Lembro-me que fui convidado, nos idos de 1975, com outros artistas, para ver um filme na embaixada (consulado) da antiga URSS no Rio, com direito a coquetel de champanhe com caviar. Na mais absoluta formalidade, depois do banquete, fomos todos convidados a entrar na sala, onde seria exibido o mais novo, o mais artístico, o mais importante filme feito sobre a juventude soviética. A historieta era pautada por seqüências novelescas de besteiras sociais, tentando, sem me convencer, justificar, estética e politicamente, naquela época, a sede do consumo desenfreado da sociedade comunista, incentivado por propaganda e deserções, falava-se de tudo que se dizia proibido na cortina de ferro e que o filme, sem nenhuma grandeza, tentava desesperadamente dissipar, sem se aprofundar no assunto, mostrando apenas a sede capitalista da juventude moscovita.
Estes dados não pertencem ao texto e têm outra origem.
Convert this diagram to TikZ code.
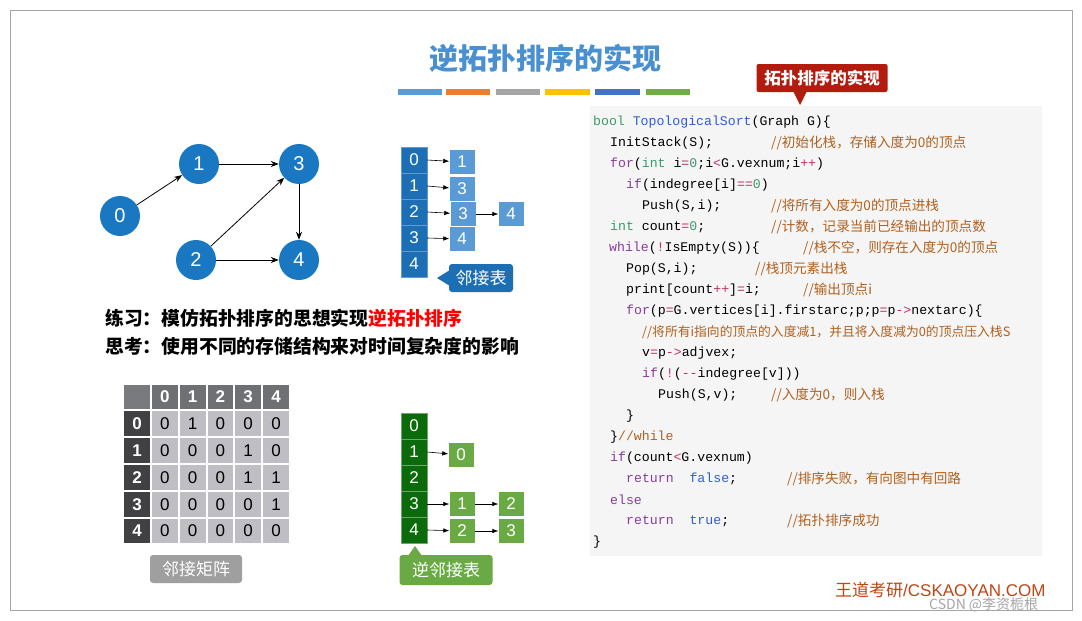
\documentclass[tikz,border=0pt]{standalone}
\usepackage{fontspec}
\usetikzlibrary{arrows.meta}
\setmainfont{Liberation Sans}
\newfontfamily\cjk{Noto Sans CJK SC}
\newfontfamily\codefont{Liberation Mono}
\definecolor{tblue}{HTML}{4A90D0}
\definecolor{nblue}{HTML}{1A78C2}
\definecolor{adjdark}{HTML}{1D6FB5}
\definecolor{adjlight}{HTML}{5B9BD5}
\definecolor{gdark}{HTML}{0B6B0B}
\definecolor{glight}{HTML}{6AAA45}
\definecolor{cred}{HTML}{B31B0E}
\definecolor{ccom}{HTML}{B0601E}
\definecolor{ckw}{HTML}{8A3C9C}
\definecolor{ctype}{HTML}{3C9A6A}
\definecolor{cfn}{HTML}{2E5FD0}
\definecolor{cop}{HTML}{C0306A}
\newcommand{\kw}[1]{\textcolor{ckw}{#1}}
\newcommand{\ty}[1]{\textcolor{ctype}{#1}}
\newcommand{\op}[1]{\textcolor{cop}{#1}}
\newcommand{\bl}[1]{\textcolor{cfn}{#1}}
\begin{document}
\begin{tikzpicture}[x=1pt,y=-1pt,
  vert/.style={circle,fill=nblue,text=white,minimum size=40pt,inner sep=0,font=\fontsize{20}{20}\selectfont},
  garrow/.style={-{Stealth[length=8pt,width=6pt]},thick,black},
  headc/.style={draw=adjdark!70!white,fill=adjdark,text=white,minimum width=26pt,minimum height=26pt,inner sep=0,font=\fontsize{17}{17}\selectfont},
  entb/.style={fill=adjlight,text=white,minimum width=25pt,minimum height=24pt,inner sep=0,font=\fontsize{17}{17}\selectfont},
  headg/.style={draw=gdark!60!white,fill=gdark,text=white,minimum width=26pt,minimum height=26pt,inner sep=0,font=\fontsize{17}{17}\selectfont},
  entg/.style={fill=glight,text=white,minimum width=25pt,minimum height=24pt,inner sep=0,font=\fontsize{17}{17}\selectfont},
  larr/.style={-{Latex[length=6pt]},semithick,black},
  code/.style={anchor=west,inner sep=0,font=\codefont\fontsize{13.2}{13}\selectfont},
  cmt/.style={anchor=west,inner sep=0,text=ccom,font=\cjk\fontsize{13.6}{13}\selectfont},
  mcell/.style={minimum width=27pt,minimum height=26pt,inner sep=0,draw=white,line width=1.2pt,font=\fontsize{16}{16}\selectfont}
]
\useasboundingbox (0,0) rectangle (1082,621);
\fill[white] (0,0) rectangle (1082,621);
\draw[gray!70] (10,10) rectangle (1072,610);
% title
\node[text=tblue,font=\cjk\bfseries\fontsize{29}{29}\selectfont] (title) at (545,58) {逆拓扑排序的实现};
\foreach \a/\b/\c in {398/442/5B9BD5,446/490/ED7D31,496/540/A5A5A5,545/590/FFC000,595/640/4472C4,646/690/70AD47}{
  \definecolor{barc}{HTML}{\c}
  \fill[barc] (\a,89) rectangle (\b,95);}
% red callout
\node[fill=cred,rounded corners=2pt,text=white,minimum width=131pt,minimum height=28pt,font=\cjk\bfseries\fontsize{16.5}{16}\selectfont] (callout) at (822,78) {拓扑排序的实现};
\fill[cred] (793,91) -- (807,91) -- (800,105) -- cycle;
% code panel
\fill[gray!8] (590,106) rectangle (1042,556);
\node[code] (c1) at (593,122) {\ty{bool} \bl{TopologicalSort}(Graph G)\{};
\node[code] (c2) at (610,143) {InitStack(S);};
\node[cmt] at (771,143) {//初始化栈，存储入度为0的顶点};
\node[code] (c3) at (610,164) {\kw{for}(\ty{int} i\op{=}\ty{0};i\op{<}G.vexnum;i\op{++})};
\node[code] (c4) at (626,185) {\kw{if}(indegree[i]\op{==}\ty{0})};
\node[code] (c5) at (642,206) {Push(S,i);};
\node[cmt] at (771,206) {//将所有入度为0的顶点进栈};
\node[code] (c6) at (610,227) {\ty{int} count\op{=}\ty{0};};
\node[cmt] at (771,227) {//计数，记录当前已经输出的顶点数};
\node[code] (c7) at (609,248) {\kw{while}(\op{!}IsEmpty(S))\{};
\node[cmt] at (803,248) {//栈不空，则存在入度为0的顶点};
\node[code] (c8) at (626,269) {Pop(S,i);};
\node[cmt] at (755,269) {//栈顶元素出栈};
\node[code] (c9) at (626,290) {print[count\op{++}]\op{=}i;};
\node[cmt] at (803,290) {//输出顶点i};
\node[code] (c10) at (626,311) {\kw{for}(p\op{=}G.vertices[i].firstarc;p;p\op{=}p\op{->}nextarc)\{};
\node[cmt,font=\cjk\fontsize{12.8}{13}\selectfont] at (642,332) {//将所有i指向的顶点的入度减1，并且将入度减为0的顶点压入栈S};
\node[code] (c11) at (642,353) {v\op{=}p\op{->}adjvex;};
\node[code] (c12) at (642,374) {\kw{if}(\op{!}(\op{-{}-}indegree[v]))};
\node[code] (c13) at (658,395) {Push(S,v);};
\node[cmt] at (771,395) {//入度为0，则入栈};
\node[code] (c14) at (626,416) {\}};
\node[code] (c15) at (610,437) {\}\textcolor{ccom}{//while}};
\node[code] (c16) at (610,458) {\kw{if}(count\op{<}G.vexnum)};
\node[code] (c17) at (626,479) {\kw{return}\ \ \bl{false};};
\node[cmt] at (787,479) {//排序失败，有向图中有回路};
\node[code] (c18) at (610,500) {\kw{else}};
\node[code] (c19) at (626,521) {\kw{return}\ \ \bl{true};};
\node[cmt] at (787,521) {//拓扑排序成功};
\node[code] (c20) at (593,542) {\}};
% graph
\node[vert] (v0) at (120,216) {0};
\node[vert] (v1) at (199,164) {1};
\node[vert] (v3) at (299,164) {3};
\node[vert] (v2) at (196,260) {2};
\node[vert] (v4) at (299,260) {4};
\draw[garrow] (v0) -- (v1);
\draw[garrow] (v1) -- (v3);
\draw[garrow] (v2) -- (v3);
\draw[garrow] (v2) -- (v4);
\draw[garrow] (v3) -- (v4);
% adjacency list
\foreach \i/\y in {0/160,1/186,2/212,3/238,4/264} \node[headc] (a\i) at (414,\y) {\i};
\node[entb] (a0x) at (462,162) {1};
\node[entb] (a1x) at (462,189) {3};
\node[entb] (a2x) at (463,214) {3};
\node[entb] (a2y) at (511,214) {4};
\node[entb] (a3x) at (462,239) {4};
\draw[larr] (a0.east) -- (a0x);
\draw[larr] (a1.east) -- (a1x);
\draw[larr] (a2.east) -- (a2x);
\draw[larr] (a2x) -- (a2y);
\draw[larr] (a3.east) -- (a3x);
\node[fill=adjdark,rounded corners=3pt,text=white,minimum width=64pt,minimum height=28pt,font=\cjk\fontsize{17}{17}\selectfont] (adjlab) at (481,278) {邻接表};
\fill[adjdark] (450,270) -- (437,278) -- (450,286) -- cycle;
% practice text
\node[anchor=west,inner sep=0,font=\cjk\bfseries\fontsize{18.8}{19}\selectfont] (t1) at (105,318) {练习：模仿拓扑排序的思想实现\textcolor{red}{逆拓扑排序}};
\node[anchor=west,inner sep=0,font=\cjk\bfseries\fontsize{18.8}{19}\selectfont] (t2) at (105,346) {思考：使用不同的存储结构来对时间复杂度的影响};
% matrix
\foreach \c in {0,...,5} {
  \foreach \r in {0,...,5} {
    \pgfmathsetmacro{\xx}{137+\c*27.8}
    \pgfmathsetmacro{\yy}{397+\r*26.8}
    \ifnum\r=0
      \ifnum\c=0 \node[mcell,fill={rgb,255:red,120;green,122;blue,126}] at (\xx,\yy) {};
      \else \pgfmathtruncatemacro{\lab}{\c-1}\node[mcell,fill={rgb,255:red,110;green,112;blue,116},text=white,font=\bfseries\fontsize{17}{17}\selectfont] at (\xx,\yy) {\lab};\fi
    \else
      \ifnum\c=0 \pgfmathtruncatemacro{\lab}{\r-1}\node[mcell,fill={rgb,255:red,65;green,64;blue,66},text=white,font=\bfseries\fontsize{17}{17}\selectfont] at (\xx,\yy) {\lab};\fi
    \fi
  }
}
\foreach \row [count=\r] in {{0,1,0,0,0},{0,0,0,1,0},{0,0,0,1,1},{0,0,0,0,1},{0,0,0,0,0}} {
  \foreach \v [count=\c] in \row {
    \node[mcell,fill={rgb,255:red,190;green,190;blue,196},font=\fontsize{17}{17}\selectfont] at ({137+\c*27.8},{397+\r*26.8}) {\v};
  }
}
\node[fill=gray!75,rounded corners=3pt,text=white,minimum width=92pt,minimum height=28pt,font=\cjk\fontsize{17}{17}\selectfont] (matlab) at (196,569) {邻接矩阵};
% inverse adjacency list
\foreach \i/\y in {0/426,1/452,2/478,3/504,4/530} \node[headg] (g\i) at (414,\y) {\i};
\node[entg] (g1x) at (461,455) {0};
\node[entg] (g3x) at (462,504) {1};
\node[entg] (g3y) at (511,504) {2};
\node[entg] (g4x) at (462,531) {2};
\node[entg] (g4y) at (511,531) {3};
\draw[larr] (g1.east) -- (g1x);
\draw[larr] (g3.east) -- (g3x);
\draw[larr] (g3x) -- (g3y);
\draw[larr] (g4.east) -- (g4x);
\draw[larr] (g4x) -- (g4y);
\node[fill=glight,rounded corners=3pt,text=white,minimum width=93pt,minimum height=30pt,font=\cjk\fontsize{17}{17}\selectfont] (invlab) at (446,570) {逆邻接表};
\fill[glight] (408,556) -- (415,546) -- (422,556) -- cycle;
% footer
\node[anchor=west,inner sep=0,text={rgb,255:red,190;green,70;blue,20},font=\fontsize{17}{17}\selectfont] (foot) at (835,590) {{\cjk 王道考研}/CSKAOYAN.COM};
\node[anchor=west,inner sep=0,text=gray!70,font=\cjk\fontsize{14}{14}\selectfont] (csdn) at (929,605) {CSDN @李资栀根};
\end{tikzpicture}
\end{document}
No final foi aplaudido pela esquerda festiva ali presente. Lembro-me dizer, saindo pelos portões de ferro da embaixada, revoltado, para a menina-bailarina que me acompanhava: - A utopia do mundo socialista-comunista está ruindo...
O pensamento retrógado que os domina, o desconhecimento da liberdade e da arte na transformação permanente do espírito revolucionário, o amadurecimento do fruto do capital, mercado e consumo, o desejo ativado através desse inocente tipo de audiovisual, cinema dito popular, feito de encomenda por pseudo-artistas burocráticos, devidamente engessados, obteve, neste dia particular do ano de 1975, a sua maior e pessoal vitória.
Pobre Marx, Lenine, Trotsky, Maiakóvski , Eisenstein, tudo que havíamos sonhado, em nome do futuro, para mim, começava a ruir. Tantos erros cometidos! Não conseguia acreditar no que estava vendo e nem tinha palavras para justificar tamanha decepção com aquele cinema de enganos.
Assim o mundo capitalista continua aos trancos e barrancos corrompendo o homem.
Olha que não trago em meus pensamentos nenhuma ideologia, nenhuma verdade absoluta.
Só creio em uma revolução que seja permanente, que esteja ligada a dois princípios: o incentivo a boa arte em todos os aspectos do trabalho humano e o compromisso com a liberdade do homem.
Quero uma revolução pessoal independente dos dogmas partidários e dos movimentos de massa.
Todo grande artista tem que ser um revolucionário.
Fazer arte é saber manejar com maestria os instrumentos que estão disponíveis para a criação.
O mundo socialista soviético tinha os melhores instrumentos, mas não soube manejá-los, não trabalhou com liberdade, burocratizou, engessou, subestimou a livre criação, a grande arte libertária e seus artistas, que na vanguarda da história iniciaram a marcha revolucionária.
Isolando-se o artista revolucionário, eliminando-se, por todos os meios, a sua liberdade criadora, corrompe-se a arte, destrói-se o equilíbrio das forças que fazem a cultura nacional e tudo mais que mantém unido a Polis.
Na foi assim na Alemanha em 1930, quando o todo poderoso Adolfo, resolveu apagar do mapa a “doente” arte moderna?
Destruindo o equilíbrio cultural da Polis, corrompe-se a arte e assim a estupidez, a ignorância, a ignomínia e seus pares, o ódio, a violência e o medo, passam a dominar os sentimentos comuns dos homens.